Words: Ashley Rigg
Published: 1st March 2011
South Africa hints at foreign ownership ban
South African President, Jacob Zuma, has given his strongest indication yet that his government is considering a ban on property ownership by foreign nationals.
“Land reform will now be based on the deracialization of the rural economy,” Zuma told a rally in the northern town of Polokwane yesterday.
“In order to have more land available for reform and restitution, the government is looking at three forms of land holding…These are state land, which can only be leasehold, limited freehold on private land and land leases for foreigners, though ownership will revert to South Africans”, he said.
The government is currently pursuing a land redistribution policy which aims to compensate black South Africans for the seizure of their property under white-minority rule, which ended in 1994.
In 2006, a government-appointed panel recommended that property sales to foreigners be suspended until new laws were drafted to ensure more black South Africans were able to buy homes.
However, the measure was never implemented after the property industry successfully lobbied against it, persuading the authorities that such a measure would be detrimental to the economy.

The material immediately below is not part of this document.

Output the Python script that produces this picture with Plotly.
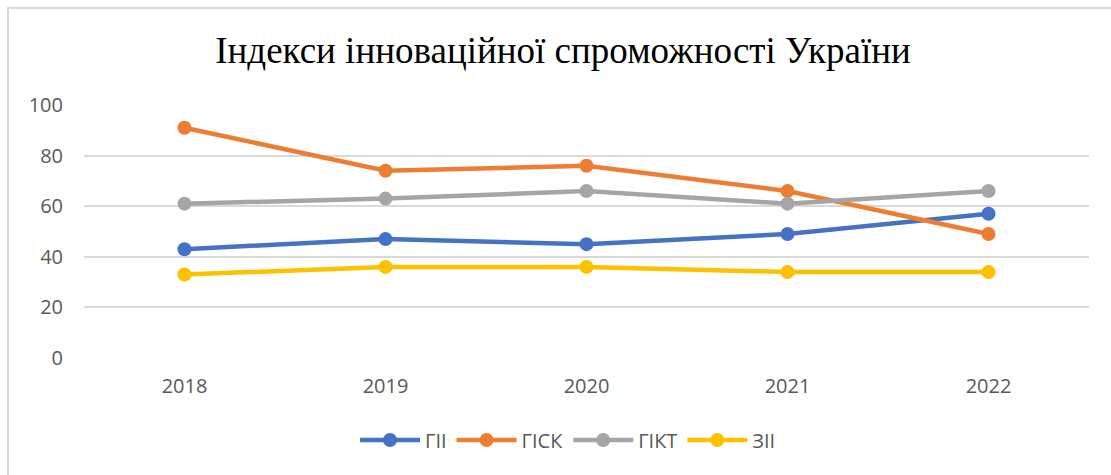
import plotly.graph_objects as go

years = ["2018", "2019", "2020", "2021", "2022"]
gii = [43, 47, 45, 49, 57]
gisk = [91, 74, 76, 66, 49]
gikt = [61, 63, 66, 61, 66]
zii = [33, 36, 36, 34, 34]

series = [("ГІІ", gii, "#4472C4"), ("ГІСК", gisk, "#ED7D31"),
          ("ГІКТ", gikt, "#A5A5A5"), ("ЗІІ", zii, "#FFC000")]

fig = go.Figure()
for name, vals, col in series:
    fig.add_trace(go.Scatter(x=years, y=vals, name=name, mode="lines+markers",
                             line=dict(color=col, width=4.5),
                             marker=dict(color=col, size=14)))

L, R, T, B = 84, 22, 105, 117
W, H = 1111, 475
pw, ph = W - L - R, H - T - B

fig.update_layout(
    width=W, height=H,
    margin=dict(l=L, r=R, t=T, b=B),
    paper_bgcolor="white", plot_bgcolor="white",
    title=dict(text="Індекси інноваційної спроможності України",
               font=dict(family="Liberation Serif", size=37, color="black"),
               x=563 / W, xanchor="center", y=1 - 50 / H, yanchor="middle"),
    font=dict(family="Open Sans", size=20, color="#595959"),
    xaxis=dict(type="category", range=[-0.5, 4.5], showgrid=False, showline=False,
               zeroline=False, ticks="", ticklabelstandoff=14,
               tickfont=dict(size=20, color="#595959")),
    yaxis=dict(range=[0, 100], dtick=20, showgrid=True, gridcolor="#D9D9D9", gridwidth=1.5,
               zeroline=False, showline=False, ticks="", ticklabelstandoff=20,
               tickfont=dict(size=20, color="#595959")),
    legend=dict(orientation="h", x=(568 - L) / pw, xanchor="center", y=(T + ph - 440) / ph,
                yanchor="middle", font=dict(size=20, color="#595959"),
                itemwidth=60, tracegroupgap=0),
    showlegend=True,
)

fig.add_shape(type="rect", xref="paper", yref="paper",
              x0=(8 - L) / pw, x1=(W + 10 - L) / pw,
              y0=(T + ph - (H + 10)) / ph, y1=(T + ph - 8) / ph,
              line=dict(color="#D9D9D9", width=2), fillcolor="rgba(0,0,0,0)", layer="below")

fig.write_html("out.html")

Zuma believes that black South Africans need a bigger stake in Africa’s largest economy as too many people have remained marginalized 17 years after the end of apartheid.
Ninety-one percent of South Africa’s 50 million people are black, of mixed race or of Asian descent. In 2009, medium per- capita expenditure for black South Africans was 452 rand, while for whites it was 5,750 rand, according to government data.
The unemployment rate currently stands at 25.3%.
Zuma won political control of South Africa’s governing party, the ANC, in 2007 and with elections coming up he is currently under pressure to address income disparities. Foreign property ownership appears to be an easy target.
Source: Global edge
User Comments
"Ban on property ownership by foreign nationals..."
We always have to hear this sort of rubbish from South African government when we get near an election!
They talk without thinking and then when the damage is done back track - it's the same usual cheap populist political rhetoric to make their support base jump up and down with glee!
We already have more foreigners SELLING than BUYING!